For some, the evening of a Christmas program would be among the more nerve-racking nights in their childhood. We would arrive at either the church or the school an hour or so before the parents. Like actors and actresses setting up before a play, we would gather into some room, throwing on our costumes as we did one final ad hoc rehearsal while watching “Charlie Brown’s Christmas,” praying ours would be more successful. The tension would mount as the parents arrived in droves, swelling into the chapel or gym.
Even though the pressure would be greatest on those with the lead parts, it is an inherent aspect of every Christmas program that each child feels as though the weight of the whole world has come down on their shoulders.
An instinctive fear overtakes them, convincing them that if they don’t correctly sing each syllable of every song, correctly perform each gesture of every hand motion and recite every line of dialogue with perfection, it will be seen by the entire audience and ruin the program completely, bringing humiliation and disgrace down upon themselves and their family name.
With these sobering thoughts lingering in our minds, we would march out of the rooms and head for the gym or chapel.
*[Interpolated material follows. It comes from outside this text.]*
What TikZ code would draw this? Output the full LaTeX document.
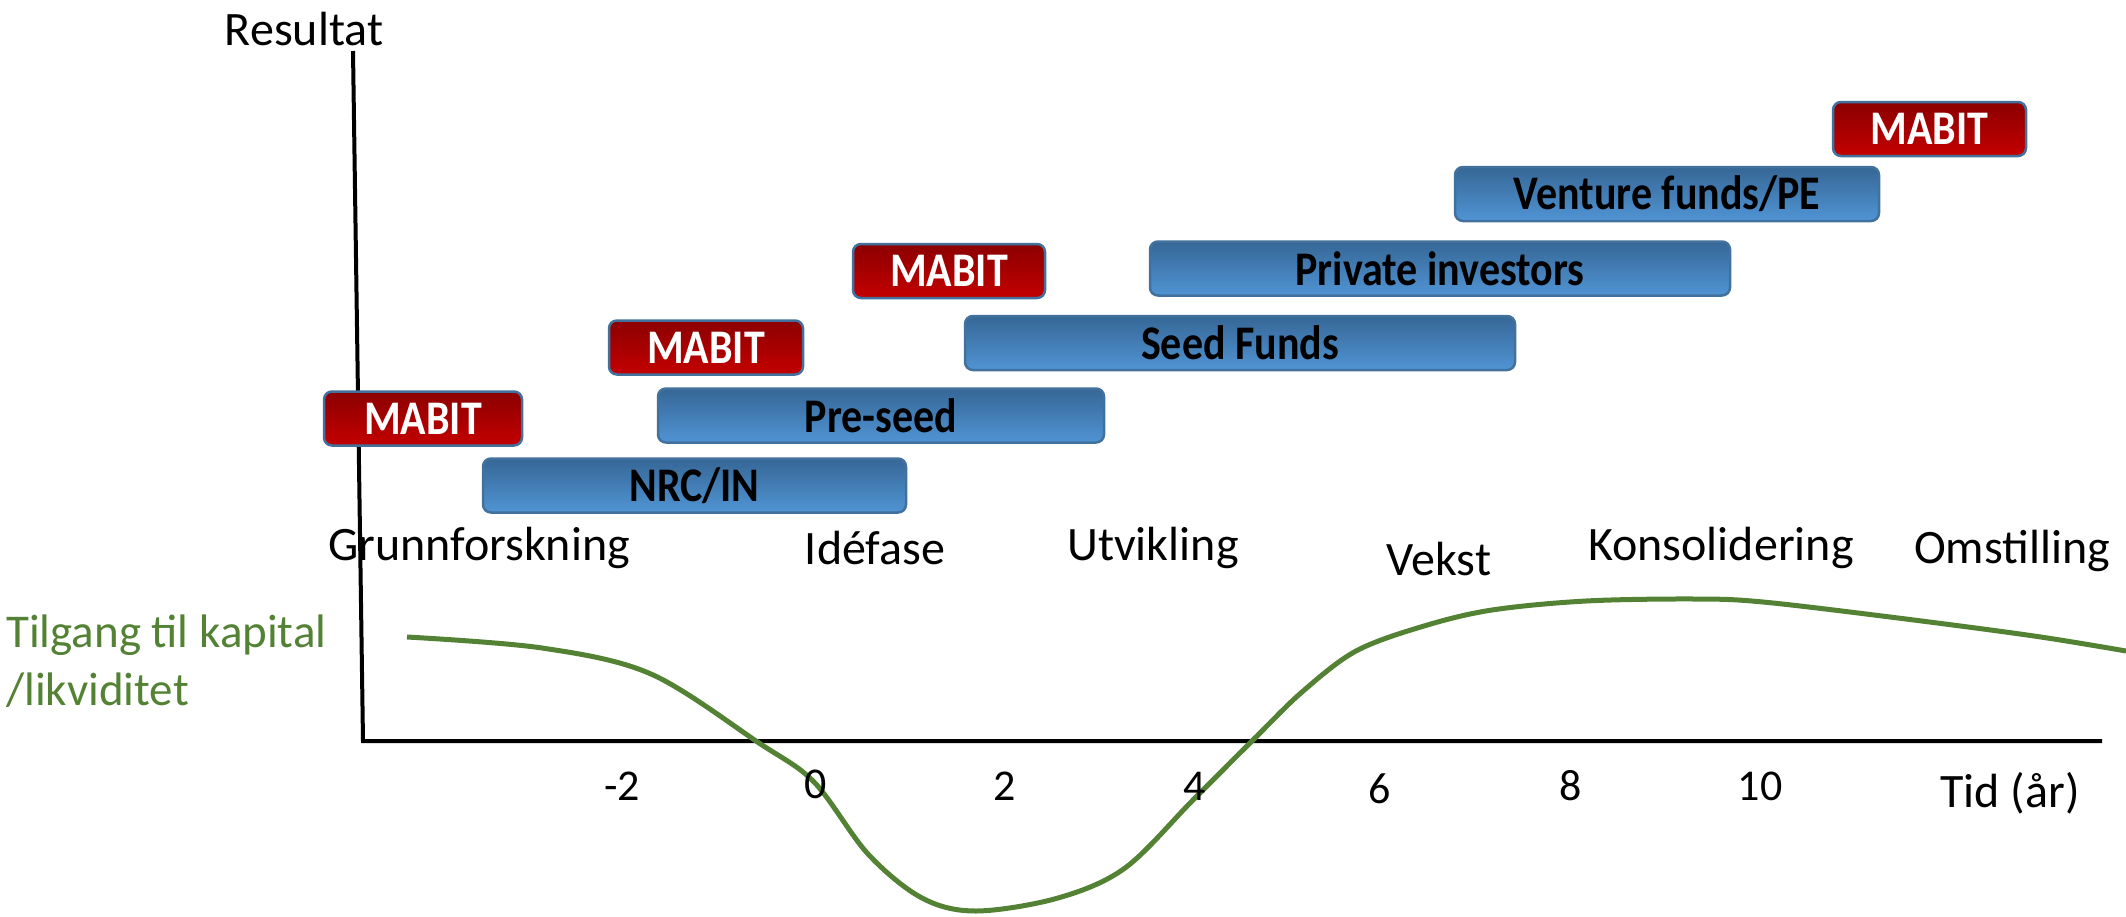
\documentclass[tikz,border=0pt]{standalone}
\usepackage{fontspec}
\setmainfont{Carlito}
\newcommand{\tallbox}[1]{\scalebox{1}[1.15]{#1}}
\begin{document}
\begin{tikzpicture}[x=1pt,y=-1pt,
  bluebox/.style={draw=boxedge, line width=2.5pt, rounded corners=8pt, top color=bluetop, bottom color=bluebot, minimum height=54pt, inner sep=0pt, font=\fontsize{42}{50}\selectfont\bfseries, text=black},
  redbox/.style={draw=boxedge, line width=2.5pt, rounded corners=8pt, top color=redtop, bottom color=redbot, minimum height=54pt, inner sep=0pt, font=\fontsize{42}{50}\selectfont\bfseries, text=white},
  phase/.style={font=\fontsize{48}{58}\selectfont, text=black, inner sep=0pt},
  tick/.style={font=\fontsize{44}{52}\selectfont, text=black, inner sep=0pt},
  axis/.style={line width=4pt, black},
  curve/.style={line width=5pt, kapgreen}
]
\definecolor{boxedge}{RGB}{65,113,156}
\definecolor{bluetop}{RGB}{54,103,150}
\definecolor{bluebot}{RGB}{80,148,212}
\definecolor{redtop}{RGB}{139,0,0}
\definecolor{redbot}{RGB}{196,0,0}
\definecolor{kapgreen}{RGB}{84,130,53}
\useasboundingbox (0,0) rectangle (2126,916);

% axes
\coordinate (ytop) at (353,51);
\coordinate (origin) at (363,741);
\coordinate (xend) at (2102,741);
\draw[axis] (ytop) -- (origin) -- (xend);

\node[phase] (resultat) at (304,29) {Resultat};

% curve
\draw[curve] plot[smooth, tension=0.55] coordinates {
 (407,637) (542,648) (651,674) (759,743) (814,782) (868,854) (922,898) (976,911)
 (1058,898) (1125,868) (1193,800) (1254,739) (1302,692) (1356,651) (1424,626)
 (1492,610) (1586,601) (1695,599) (1763,602) (1898,618) (2034,636) (2126,651)};

% boxes
\node[redbox, minimum width=198pt] (mabit1) at (423,418.5) {\tallbox{MABIT}};
\node[bluebox, minimum width=423pt] (nrc) at (694.5,485.5) {\tallbox{NRC/IN}};
\node[bluebox, minimum width=446pt] (preseed) at (881,415.5) {\tallbox{Pre-seed}};
\node[redbox, minimum width=194pt] (mabit2) at (706,347.5) {\tallbox{MABIT}};
\node[bluebox, minimum width=550pt] (seed) at (1240,343) {\tallbox{Seed Funds}};
\node[redbox, minimum width=192pt] (mabit3) at (949,271) {\tallbox{MABIT}};
\node[bluebox, minimum width=580pt] (private) at (1440,268.5) {\tallbox{Private investors}};
\node[bluebox, minimum width=424pt] (venture) at (1667,194) {\tallbox{Venture funds/PE}};
\node[redbox, minimum width=193pt] (mabit4) at (1929.5,129) {\tallbox{MABIT}};

% phases
\node[phase] (grunn) at (479,548) {Grunnforskning};
\node[phase] (ide) at (875,548) {Idéfase};
\node[phase] (utv) at (1153,548) {Utvikling};
\node[phase] (vekst) at (1439,559) {Vekst};
\node[phase] (kons) at (1721,548) {Konsolidering};
\node[phase] (omst) at (2012,551) {Omstilling};

% ticks
\node[tick] (tm2) at (622,786) {-2};
\node[tick] (t0) at (816,784) {0};
\node[tick] (t2) at (1005,786) {2};
\node[tick] (t4) at (1195,786) {4};
\node[tick] (t6) at (1380,789) {6};
\node[tick] (t8) at (1571,786) {8};
\node[tick] (t10) at (1760,786) {10};
\node[tick, font=\fontsize{48}{56}\selectfont] (tid) at (2010,793) {Tid (år)};

% green label
\node[font=\fontsize{47}{58}\selectfont, text=kapgreen, align=left, anchor=north west, inner sep=0pt] (kapital) at (6,615) {Tilgang til kapital\\/likviditet};
\end{tikzpicture}
\end{document}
Sometimes, it felt like we were marching into a battle. Those who screwed up would be the casualties.
On stage, we would be subject to two hundred thousand cameras flashes and three hundred red laser dots of video recorders, in addition to the bright stage lights.
Maybe I wear contacts now for a specific reason…
As the programs would progress, however, we learned, much to our surprise, the audience didn’t quite spot mistakes like we did. And even when they noticed, it was always given a good lighthearted laugh.
One year, a family friend blurted out a line my brother, a shepherd, was supposed to say – his only line – only to exclaim immediately afterwards, “Oops! That’s Dan’s part!”
Then there is the line recital.
If there is a Guiness World Record for the fastest reading of the Nativity Story as told by Saint Matthew, I grew up with the kid who holds it.
Technically, in a phonetic sense, he always quoted Saint Matthew correctly. But no one could ever understand him; underneath the dam of taut smiles were floodwaters of suppressed laughter.
Nevertheless, like a race, all the pain and hardship endured was well worth the finale. Every kid felt like a Hollywood star at the end.
After the program had concluded, there would always be a buffet table full of every single kind of dessert imaginable – M&M cookies, brownies, Christmas decorated cookies, peppermint white chocolates and whatever else that brings kids joy and dentists business.
Stuffing ourselves full of yuletide sweets, we would sit back and relish in the fact that we had, without question, performed the best Christmas pageant we had ever done that year at that particular location.